Years ago, when I was the Director of Student Ministry at a church in the North Hills of Pittsburgh, I invited a family to go out to Rita’s Italian Ice with my wife and me. The invitation was accompanied with my offer to pay. When we got to Rita’s, I realized I was missing something important – my wallet. I couldn’t pay. I guess I could’ve scrounged up a few coins from the car, but I wouldn’t have been able to pay the full bill. Rather than dejectedly heading back to the car and just leaving, I somewhat sheepishly asked my friend to pay, not only for himself and his family, but for me and my wife. He was glad to pay because he’s a great guy.
If you take a mortgage from the bank, they expect full payment including interest.

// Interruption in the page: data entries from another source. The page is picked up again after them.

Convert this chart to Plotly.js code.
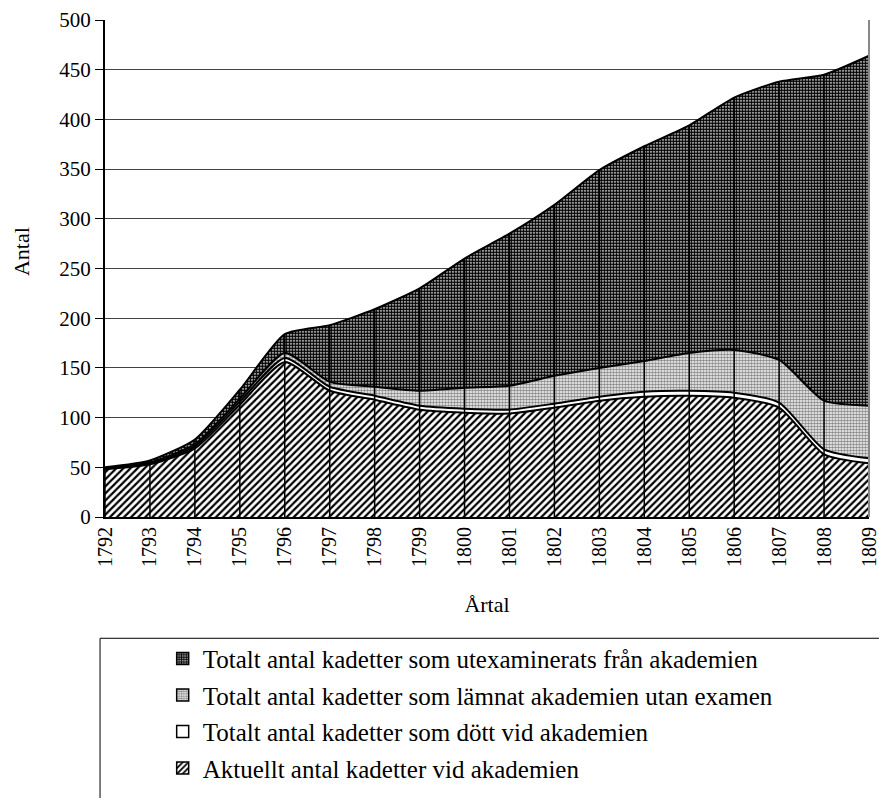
<!DOCTYPE html>
<html>
<head>
<meta charset="utf-8">
<script src="https://cdn.plot.ly/plotly-3.0.1.min.js"></script>
<style>html,body{margin:0;padding:0;background:#fff;}#chart{width:879px;height:798px;}</style>
</head>
<body>
<div id="chart"></div>
<script>
// Data
const years = [1792,1793,1794,1795,1796,1797,1798,1799,1800,1801,1802,1803,1804,1805,1806,1807,1808,1809];
const current   = [48, 53, 69, 113, 156, 127, 118, 108, 105, 104, 110, 117, 121, 122, 120, 110, 63, 54];
const dead      = [1, 1, 2, 3, 4, 4, 4, 4, 4, 4, 4, 4, 5, 5, 5, 5, 5, 5];
const leftNoExam= [0, 1, 2, 3, 5, 5, 9, 15, 21, 24, 28, 29, 31, 38, 43, 43, 49, 53];
const graduated = [1, 2, 5, 9, 19, 57, 78, 103, 130, 153, 172, 199, 216, 229, 254, 280, 328, 352];
const yTicks = [0,50,100,150,200,250,300,350,400,450,500];

const names = [
  'Aktuellt antal kadetter vid akademien',
  'Totalt antal kadetter som dött vid akademien',
  'Totalt antal kadetter som lämnat akademien utan examen',
  'Totalt antal kadetter som utexaminerats från akademien'
];

const FONT = 'Liberation Serif, DejaVu Serif, serif';
const lineStyle = {color:'black', width:2, shape:'spline', smoothing:0.6};

const patterns = [
  {shape:'/', fgcolor:'black', bgcolor:'white', size:5, solidity:0.45},
  {shape:'', fgcolor:'black', bgcolor:'white'},
  {shape:'.', fgcolor:'#888', bgcolor:'white', size:3, solidity:0.6},
  {shape:'.', fgcolor:'black', bgcolor:'white', size:3, solidity:0.75}
];
const seriesValues = [current, dead, leftNoExam, graduated];

const traces = seriesValues.map((vals, k) => ({
  x: years, y: vals, name: names[k], type:'scatter', mode:'lines',
  stackgroup:'one', line: lineStyle, fillcolor:'white', fillpattern: patterns[k],
  showlegend:false, hoverinfo:'skip'
}));

// drop lines at each year, from 0 to the stacked total
const total = years.map((_, i) => current[i] + dead[i] + leftNoExam[i] + graduated[i]);
const dx = [], dy = [];
years.forEach((yr, i) => { dx.push(yr, yr, null); dy.push(0, total[i], null); });
traces.push({x:dx, y:dy, type:'scatter', mode:'lines', line:{color:'black', width:1.5},
  showlegend:false, hoverinfo:'skip'});

// legend entries (square pattern swatches), top to bottom
[3,2,1,0].forEach(k => {
  traces.push({
    type:'bar', x:[null], y:[null], name:names[k], legendgroup:'g'+k,
    marker:{color:'white', pattern:patterns[k], line:{color:'black', width:1.5}},
    showlegend:true, hoverinfo:'skip'
  });
});

const layout = {
  width:879, height:798,
  margin:{l:105, r:10, t:20, b:281, autoexpand:false},
  paper_bgcolor:'white', plot_bgcolor:'white',
  font:{family:FONT, color:'black', size:17},
  showlegend:true,
  xaxis:{
    range:[1792,1809], tickvals:years, ticktext:years.map(String),
    tickangle:-90, tickfont:{family:FONT, size:20}, ticklabeloverflow:'allow',
    showgrid:false, zeroline:false, showline:true, linecolor:'black', linewidth:2,
    ticks:'', automargin:false,
    title:{text:'Årtal', font:{family:FONT, size:22}, standoff:31}
  },
  yaxis:{
    range:[0,500], tickvals:yTicks, ticktext:yTicks.map(String),
    tickfont:{family:FONT, size:21}, automargin:false,
    showgrid:true, gridcolor:'#444', gridwidth:1,
    zeroline:false, showline:true, linecolor:'black', linewidth:2,
    ticks:'outside', ticklen:8, tickcolor:'black'
  },
  annotations:[
    {text:'Antal', xref:'paper', yref:'paper', x:-0.11, y:0.535, textangle:-90,
     showarrow:false, font:{family:FONT, size:22}, xanchor:'center', yanchor:'middle'}
  ],
  legend:{
    x:0.0755, xanchor:'left', y:-0.239, yanchor:'top',
    traceorder:'grouped', tracegroupgap:1,
    font:{family:FONT, size:25}, bgcolor:'rgba(0,0,0,0)', borderwidth:0
  },
  shapes:[
    {type:'line', xref:'paper', yref:'paper', x0:1, x1:1, y0:0, y1:1, line:{color:'#888', width:2}},
    {type:'line', xref:'paper', yref:'paper', x0:-0.0065, x1:1.02, y0:-0.244, y1:-0.244, line:{color:'black', width:1}},
    {type:'line', xref:'paper', yref:'paper', x0:-0.0065, x1:-0.0065, y0:-0.244, y1:-0.6, line:{color:'black', width:1}}
  ]
};

Plotly.newPlot('chart', traces, layout, {displayModeBar:false, staticPlot:true});
</script>
</body>
</html>
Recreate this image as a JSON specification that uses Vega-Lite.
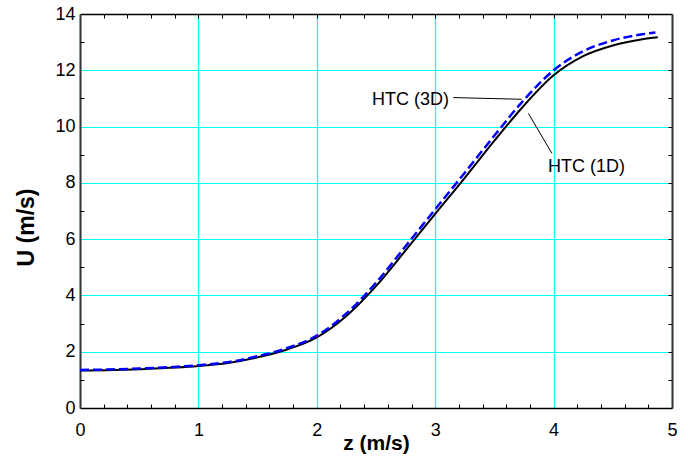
{
  "$schema": "https://vega.github.io/schema/vega-lite/v6.json",
  "width": 592,
  "height": 394,
  "autosize": "none",
  "padding": {"left": 80, "top": 14, "right": 16, "bottom": 55},
  "background": "white",
  "config": {
    "view": {"stroke": null},
    "axis": {"labelFont": "Liberation Sans", "titleFont": "Liberation Sans", "labelColor": "black", "titleColor": "black"}
  },
  "datasets": {
    "h1": [
      {"z": 0.0, "U": 1.33}, {"z": 0.5, "U": 1.38}, {"z": 1.0, "U": 1.49}, {"z": 1.25, "U": 1.6},
      {"z": 1.5, "U": 1.8}, {"z": 1.75, "U": 2.08}, {"z": 2.0, "U": 2.51}, {"z": 2.25, "U": 3.27},
      {"z": 2.5, "U": 4.33}, {"z": 2.75, "U": 5.6}, {"z": 3.0, "U": 6.9}, {"z": 3.25, "U": 8.18},
      {"z": 3.5, "U": 9.5}, {"z": 3.75, "U": 10.75}, {"z": 4.0, "U": 11.82}, {"z": 4.25, "U": 12.5},
      {"z": 4.5, "U": 12.88}, {"z": 4.75, "U": 13.1}, {"z": 4.88, "U": 13.17}
    ],
    "h3": [
      {"z": 0.0, "U": 1.35}, {"z": 0.5, "U": 1.4}, {"z": 1.0, "U": 1.52}, {"z": 1.25, "U": 1.63},
      {"z": 1.5, "U": 1.84}, {"z": 1.75, "U": 2.13}, {"z": 2.0, "U": 2.57}, {"z": 2.25, "U": 3.36},
      {"z": 2.5, "U": 4.45}, {"z": 2.75, "U": 5.75}, {"z": 3.0, "U": 7.06}, {"z": 3.25, "U": 8.36},
      {"z": 3.5, "U": 9.68}, {"z": 3.75, "U": 10.95}, {"z": 4.0, "U": 12.0}, {"z": 4.25, "U": 12.68},
      {"z": 4.5, "U": 13.06}, {"z": 4.75, "U": 13.28}, {"z": 4.86, "U": 13.34}
    ],
    "leaders": [
      {"z": 3.153, "U": 11.03, "z2": 3.73, "U2": 10.97},
      {"z": 3.787, "U": 10.47, "z2": 3.985, "U2": 9.05}
    ],
    "labels": [
      {"z": 2.791, "U": 10.95, "label": "HTC (3D)"},
      {"z": 4.278, "U": 8.575, "label": "HTC (1D)"}
    ]
  },
  "layer": [
    {
      "data": {"name": "h1"},
      "mark": {"type": "line", "color": "black", "strokeWidth": 2, "interpolate": "monotone"},
      "encoding": {
        "x": {"field": "z", "type": "quantitative", "scale": {"domain": [0, 5], "nice": false, "zero": false},
          "axis": {"orient": "bottom", "values": [0, 1, 2, 3, 4, 5], "title": "z (m/s)", "titleFontSize": 21, "titleFontWeight": "bold",
            "titleBaseline": "alphabetic", "titleY": 41, "labelFontSize": 18, "labelPadding": 13, "ticks": false, "tickSize": 0,
            "grid": true, "gridColor": "#00ffff", "gridWidth": 1.2, "gridOpacity": 1, "domainColor": "black", "domainWidth": 1.5, "labelFlush": false}},
        "y": {"field": "U", "type": "quantitative", "scale": {"domain": [0, 14], "nice": false, "zero": false},
          "axis": {"orient": "left", "values": [0, 2, 4, 6, 8, 10, 12, 14], "title": "U (m/s)", "titleFontSize": 23, "titleFontWeight": "bold",
            "titleBaseline": "alphabetic", "titleX": -47, "titleY": 213, "titleAngle": -90, "labelFontSize": 18, "labelPadding": 5, "ticks": false, "tickSize": 0,
            "grid": true, "gridColor": "#00ffff", "gridWidth": 1.2, "gridOpacity": 1, "domainColor": "#333333", "domainWidth": 2, "labelFlush": false}}
      }
    },
    {
      "data": {"name": "h3"},
      "mark": {"type": "line", "color": "#0000ff", "strokeWidth": 2.5, "strokeDash": [9, 4], "interpolate": "monotone"},
      "encoding": {
        "x": {"field": "z", "type": "quantitative",
          "axis": {"orient": "top", "values": [0.2, 0.4, 0.6, 0.8, 1, 1.2, 1.4, 1.6, 1.8, 2, 2.2, 2.4, 2.6, 2.8, 3, 3.2, 3.4, 3.6, 3.8, 4, 4.2, 4.4, 4.6, 4.8],
            "title": null, "labels": false, "grid": false, "tickSize": -4, "tickColor": "black", "tickWidth": 1, "domainColor": "black", "domainWidth": 1.5}},
        "y": {"field": "U", "type": "quantitative",
          "axis": {"orient": "right", "values": [1, 2, 3, 4, 5, 6, 7, 8, 9, 10, 11, 12, 13],
            "title": null, "labels": false, "grid": false, "tickSize": -4, "tickColor": "black", "tickWidth": 1, "domainColor": "#333333", "domainWidth": 2}}
      }
    },
    {
      "data": {"name": "leaders"},
      "mark": {"type": "rule", "color": "black", "strokeWidth": 1},
      "encoding": {
        "x": {"field": "z", "type": "quantitative",
          "axis": {"orient": "bottom", "values": [0.2, 0.4, 0.6, 0.8, 1.2, 1.4, 1.6, 1.8, 2.2, 2.4, 2.6, 2.8, 3.2, 3.4, 3.6, 3.8, 4.2, 4.4, 4.6, 4.8],
            "title": null, "labels": false, "grid": false, "domain": false, "tickSize": -4, "tickColor": "black", "tickWidth": 1}},
        "y": {"field": "U", "type": "quantitative",
          "axis": {"orient": "left", "values": [1, 3, 5, 7, 9, 11, 13],
            "title": null, "labels": false, "grid": false, "domain": false, "tickSize": -4, "tickColor": "black", "tickWidth": 1}},
        "x2": {"field": "z2"},
        "y2": {"field": "U2"}
      }
    },
    {
      "data": {"name": "labels"},
      "mark": {"type": "text", "font": "Liberation Sans", "fontSize": 18, "color": "black", "align": "center", "baseline": "middle"},
      "encoding": {
        "x": {"field": "z", "type": "quantitative", "axis": null},
        "y": {"field": "U", "type": "quantitative", "axis": null},
        "text": {"field": "label"}
      }
    }
  ],
  "resolve": {"axis": {"x": "independent", "y": "independent"}}
}
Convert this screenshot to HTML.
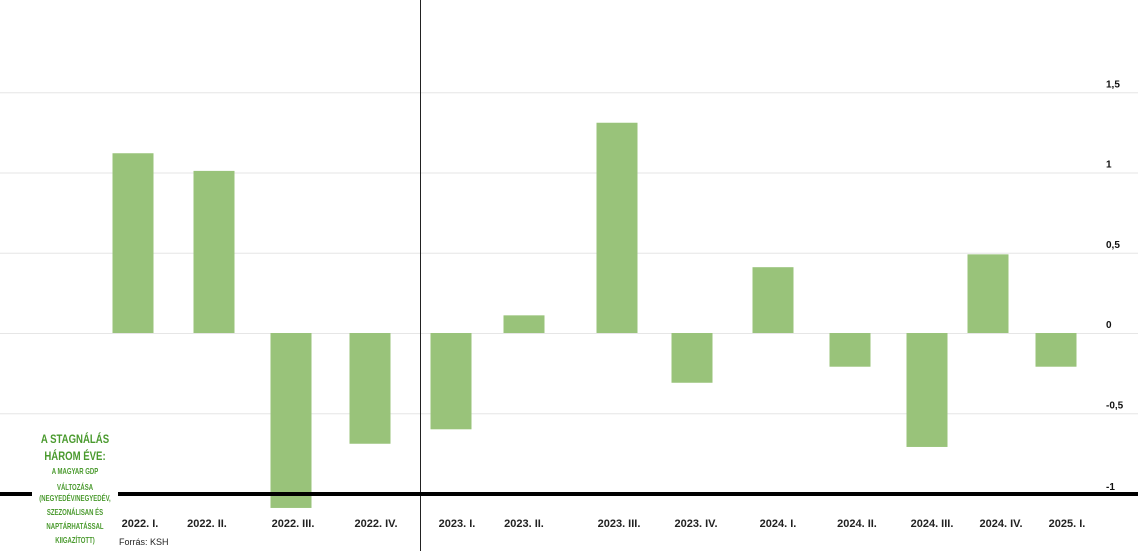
<!DOCTYPE html>
<html><head><meta charset="utf-8">
<style>
body{margin:0;background:#fff;}
svg{display:block;font-family:"Liberation Sans",sans-serif;}
</style></head>
<body>
<svg id="chart" width="1138" height="551" viewBox="0 0 1138 551">
<g id="grid"></g>
<g id="bars"></g>
<g id="labels"></g>
<line x1="420.5" y1="0" x2="420.5" y2="551" stroke="#222" stroke-width="1"/>
<line x1="0" y1="494" x2="32" y2="494" stroke="#000" stroke-width="4"/>
<line x1="118" y1="494" x2="1138" y2="494" stroke="#000" stroke-width="4"/>
<g fill="#4a9a2e" text-anchor="middle" font-weight="bold" font-family="'Liberation Sans Narrow','Liberation Sans',sans-serif">
<text x="75" y="443" font-size="12" transform="translate(75 0) scale(0.8 1) translate(-75 0)">A STAGNÁLÁS</text>
<text x="75" y="460" font-size="12" transform="translate(75 0) scale(0.8 1) translate(-75 0)">HÁROM ÉVE:</text>
<text x="75" y="474" font-size="8" transform="translate(75 0) scale(0.75 1) translate(-75 0)">A MAGYAR GDP</text>
<text x="75" y="490" font-size="8" transform="translate(75 0) scale(0.75 1) translate(-75 0)">VÁLTOZÁSA</text>
<text x="75" y="501" font-size="8" transform="translate(75 0) scale(0.75 1) translate(-75 0)">(NEGYEDÉV/NEGYEDÉV,</text>
<text x="75" y="515" font-size="8" transform="translate(75 0) scale(0.75 1) translate(-75 0)">SZEZONÁLISAN ÉS</text>
<text x="75" y="529" font-size="8" transform="translate(75 0) scale(0.75 1) translate(-75 0)">NAPTÁRHATÁSSAL</text>
<text x="75" y="543" font-size="8" transform="translate(75 0) scale(0.75 1) translate(-75 0)">KIIGAZÍTOTT)</text>
</g>
<text x="119" y="545" font-size="9" fill="#222">Forrás: KSH</text>
</svg>
<script>
const categories=["2022. I.","2022. II.","2022. III.","2022. IV.","2023. I.","2023. II.","2023. III.","2023. IV.","2024. I.","2024. II.","2024. III.","2024. IV.","2025. I."];
const values=[1.12,1.01,-1.09,-0.69,-0.6,0.11,1.31,-0.31,0.41,-0.21,-0.71,0.49,-0.21];
const tickValues=[1.5,1,0.5,0,-0.5];
const tickLabels=["1,5","1","0,5","0","-0,5"];
const barCenters=[133,214,291,370,451,524,617,692,773,850,927,988,1056];
const labelCenters=[140,207,293,376,457,524,619,696,778,857,932,1001,1067];
const ns="http://www.w3.org/2000/svg";
function y(v){return 333-v*160.5;}
const grid=document.getElementById('grid');
tickValues.forEach((t,i)=>{
  const l=document.createElementNS(ns,'line');
  
  
  l.setAttribute('x1',0);l.setAttribute('x2',1138);
  l.setAttribute('y1',y(t)+0.5);l.setAttribute('y2',y(t)+0.5);
  l.setAttribute('stroke','#e6e6e6');
  grid.appendChild(l);
  const tx=document.createElementNS(ns,'text');
  
  
  tx.setAttribute('x',1106);tx.setAttribute('y',y(t)-5);
  tx.setAttribute('font-size','10');tx.setAttribute('font-weight','bold');tx.setAttribute('fill','#111');
  tx.textContent=tickLabels[i];
  grid.appendChild(tx);
});
const t2=document.createElementNS(ns,'text');


t2.setAttribute('x',1106);t2.setAttribute('y',490);
t2.setAttribute('font-size','10');t2.setAttribute('font-weight','bold');t2.setAttribute('fill','#111');
t2.textContent="-1";
grid.appendChild(t2);
const bars=document.getElementById('bars'),labels=document.getElementById('labels');
categories.forEach((c,i)=>{
  const v=values[i];
  const r=document.createElementNS(ns,'rect');
  
  
  r.setAttribute('x',barCenters[i]-20.5);r.setAttribute('width',41);
  r.setAttribute('y',Math.min(y(v),y(0)));r.setAttribute('height',Math.abs(y(v)-y(0)));
  r.setAttribute('fill','#99c37a');
  bars.appendChild(r);
  const t=document.createElementNS(ns,'text');
  
  
  t.setAttribute('x',labelCenters[i]);t.setAttribute('y',527);
  t.setAttribute('text-anchor','middle');t.setAttribute('font-size','11');t.setAttribute('font-weight','bold');t.setAttribute('fill','#222');
  t.textContent=c;
  labels.appendChild(t);
});
</script>
</body></html>
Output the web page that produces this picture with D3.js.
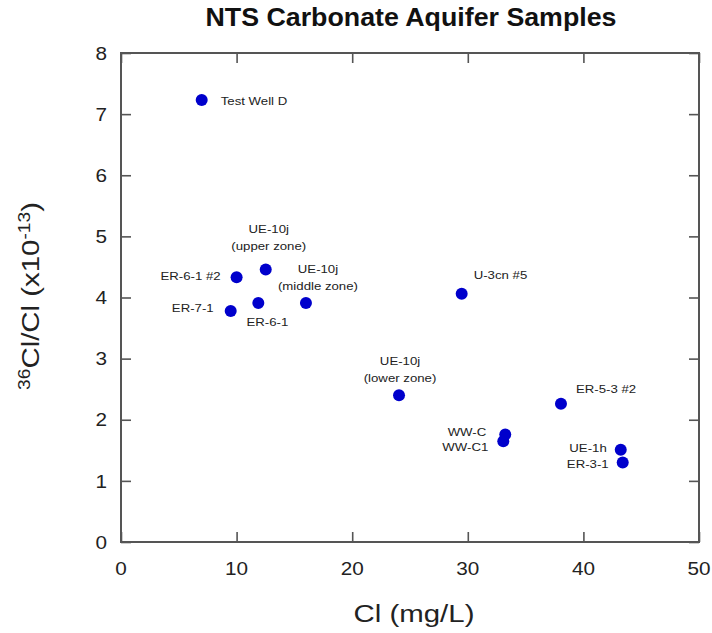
<!DOCTYPE html>
<html><head><meta charset="utf-8">
<script src="https://cdn.jsdelivr.net/npm/d3@7"></script>
<style>body{margin:0;background:#fff;} svg{display:block;}</style>
</head><body>
<svg id="c" width="712" height="633"></svg>
<script>
const names = ["Test Well D","ER-6-1 #2","UE-10j (upper zone)","ER-7-1","ER-6-1","UE-10j (middle zone)","U-3cn #5","UE-10j (lower zone)","ER-5-3 #2","WW-C","WW-C1","UE-1h","ER-3-1"];
const clValues = [6.98,10.0,12.52,9.49,11.88,16.0,29.47,24.05,38.06,33.24,33.07,43.23,43.4];
const ratioValues = [7.23,4.33,4.46,3.78,3.91,3.91,4.06,2.40,2.26,1.76,1.65,1.51,1.30];
const xTicks = [0,10,20,30,40,50];
const yTicks = [0,1,2,3,4,5,6,7,8];
// label placement: [lines, anchor, dx, dy(first line)]
const labelLines = {
 "Test Well D":[["Test Well D"],"start",19,1],
 "ER-6-1 #2":[["ER-6-1 #2"],"end",-16,-1],
 "UE-10j (upper zone)":[["UE-10j","(upper zone)"],"middle",3,-40],
 "ER-7-1":[["ER-7-1"],"end",-17,-3],
 "ER-6-1":[["ER-6-1"],"middle",9,19],
 "UE-10j (middle zone)":[["UE-10j","(middle zone)"],"middle",12,-34],
 "U-3cn #5":[["U-3cn #5"],"start",12,-19],
 "UE-10j (lower zone)":[["UE-10j","(lower zone)"],"middle",1,-34],
 "ER-5-3 #2":[["ER-5-3 #2"],"start",15,-15],
 "WW-C":[["WW-C"],"end",-19,-2],
 "WW-C1":[["WW-C1"],"end",-15,6],
 "UE-1h":[["UE-1h"],"end",-14,-2],
 "ER-3-1":[["ER-3-1"],"end",-14,1]
};
const data = names.map((n,i)=>({name:n,x:clValues[i],y:ratioValues[i]}));

const svg = d3.select("#c");
const L=121, R=699, T=53, B=542;
const x = d3.scaleLinear().domain([0,50]).range([L,R]);
const y = d3.scaleLinear().domain([0,8]).range([B,T]);
const axisColor="#555";
const font="Liberation Sans, Arial, sans-serif";

// stretched text helper
function stext(parent, px, py, s, anchor, size, txt, rot){
  const g = parent.append("g").attr("transform",`translate(${px},${py})${rot?` rotate(${rot})`:""} scale(${s},1)`);
  const t = g.append("text").attr("x",0).attr("y",0).attr("text-anchor",anchor)
    .attr("font-family",font).attr("font-size",size).attr("fill","#222");
  if (txt!=null) t.text(txt);
  return t;
}

const g = svg.append("g");
const tl=10;
g.append("g").attr("transform",`translate(0,${B})`).call(d3.axisTop(x).tickValues(xTicks).tickSize(tl).tickFormat(""));
g.append("g").attr("transform",`translate(0,${T})`).call(d3.axisBottom(x).tickValues(xTicks).tickSize(tl).tickFormat(""));
g.append("g").attr("transform",`translate(${L},0)`).call(d3.axisRight(y).tickValues(yTicks).tickSize(tl).tickFormat(""));
g.append("g").attr("transform",`translate(${R},0)`).call(d3.axisLeft(y).tickValues(yTicks).tickSize(tl).tickFormat(""));
g.selectAll(".domain").remove();
g.selectAll(".tick line").attr("stroke",axisColor).attr("stroke-width",1.6);
svg.append("rect").attr("x",L).attr("y",T).attr("width",R-L).attr("height",B-T)
  .attr("fill","none").attr("stroke",axisColor).attr("stroke-width",2);

// tick labels
const tg = svg.append("g");
xTicks.forEach(d=>stext(tg, x(d), B+33, 1.12, "middle", 18.5, d));
yTicks.forEach(d=>stext(tg, L-14, y(d)+6.7, 1.12, "end", 18.5, d));

// points
svg.append("g").selectAll("circle").data(data).join("circle")
  .attr("cx",d=>x(d.x)).attr("cy",d=>y(d.y)).attr("r",6).attr("fill","#0000cc");

// labels
const lg = svg.append("g");
data.forEach(d=>{
  const [lines,anchor,dx,dy]=labelLines[d.name];
  lines.forEach((t,i)=>{
    stext(lg, x(d.x)+dx, y(d.y)+dy+4+i*17, 1.12, anchor, 11.8, t);
  });
});

// title
stext(svg, 411, 26, 1.03, "middle", 26, "NTS Carbonate Aquifer Samples")
  .attr("font-weight","bold").attr("fill","#111");
// x title
stext(svg, 414, 622, 1.2, "middle", 24.5, "Cl (mg/L)");
// y title
const yt = stext(svg, 39, 296, 1.2, "middle", 24.5, null, -90);
yt.append("tspan").attr("font-size",16).attr("dy",-9).text("36");
yt.append("tspan").attr("dy",9).text("Cl/Cl (x10");
yt.append("tspan").attr("font-size",16).attr("dy",-9).text("-13");
yt.append("tspan").attr("dy",9).text(")");
</script>
</body></html>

After several years of paying, you could suggest, “Hey, how about I pay you 50% and you excuse the rest.” Listen, if you don’t pay in full, the bank takes your house. And rightfully so. You had an agreement with the bank to pay the full amount, not some of the amount. Anything less than full is unacceptable.
Heidelberg Catechism six says that “God created man good and in His image, that is, in true righteousness and holiness, so that he might rightly know God His Creator, heartily love Him, and live with Him in eternal blessedness to praise and glorify Him.” God created human beings to glorify and enjoy Him and requires perfect and perpetual obedience, which makes sense. God created them in true righteousness and holiness with the ability to obey Him and gave them guidelines which promoted and protected their relationship with Him, a relationship which is their greatest good. It was when human beings decided to violate God’s law that things fell apart. By virtue of their being created by God and placed lovingly beneath the authority of God, human beings rightfully owed God perfect and perpetual obedience. When they violated God’s perfect law, they failed to pay God what they owed, what He deserved as their Creator. By their fall into sin and misery, human beings were no longer able to pay in full, in fact, they were unable to pay at all.
Until the reality of your inability to pay sinks in, you will not understand the payment Christ made for you. Heidelberg Catechism 1 states that your only comfort in life and death is that Jesus Christ, your faithful Savior, “has fully paid for all [your] sins with His precious blood.” He did not offer a partial payment making salvation possible if you only contribute the rest of the payment; he himself is the full payment which makes salvation certain. Thinking in financial terms, every last penny of your sin debt was paid by Christ to God on the cross. If you accumulated one billion dollars of debt, Jesus paid one billion dollars, not a penny less. How much did you pay? Not a penny.
You may believe this. I hope you do. But do you believe, as the old hymn goes, Jesus paid it all? Maybe you believe that Jesus paid for all your sins, but then you live in a way that suggests you still owe some of the debt. You may regularly feel the weight of guilt like you still have something to pay. You may feel like you must do a lot of good things to ensure your debt is paid. You may punish yourself assuming you should continue to feel bad to make up for what Jesus didn’t pay. These efforts may not be what you claim to believe, but they may indeed be what you believe sometimes.
1 John 1:7 says, “But if we walk in the light, as he is in the light, we have fellowship with one another, and the blood of Jesus his Son cleanses us from all sin.” Several verses later John adds, “He is the propitiation for our sins” (2:2). Our comfort in life and death is that Jesus paid our sin debt in full with the payment of himself. We need not nor cannot pay for any of it considering Jesus has paid it all. Take heart, because there is nothing you have to pay; Christ paid what you couldn’t pay, so that you would be ever grateful for his marvelous grace. Receive by faith and be thankful!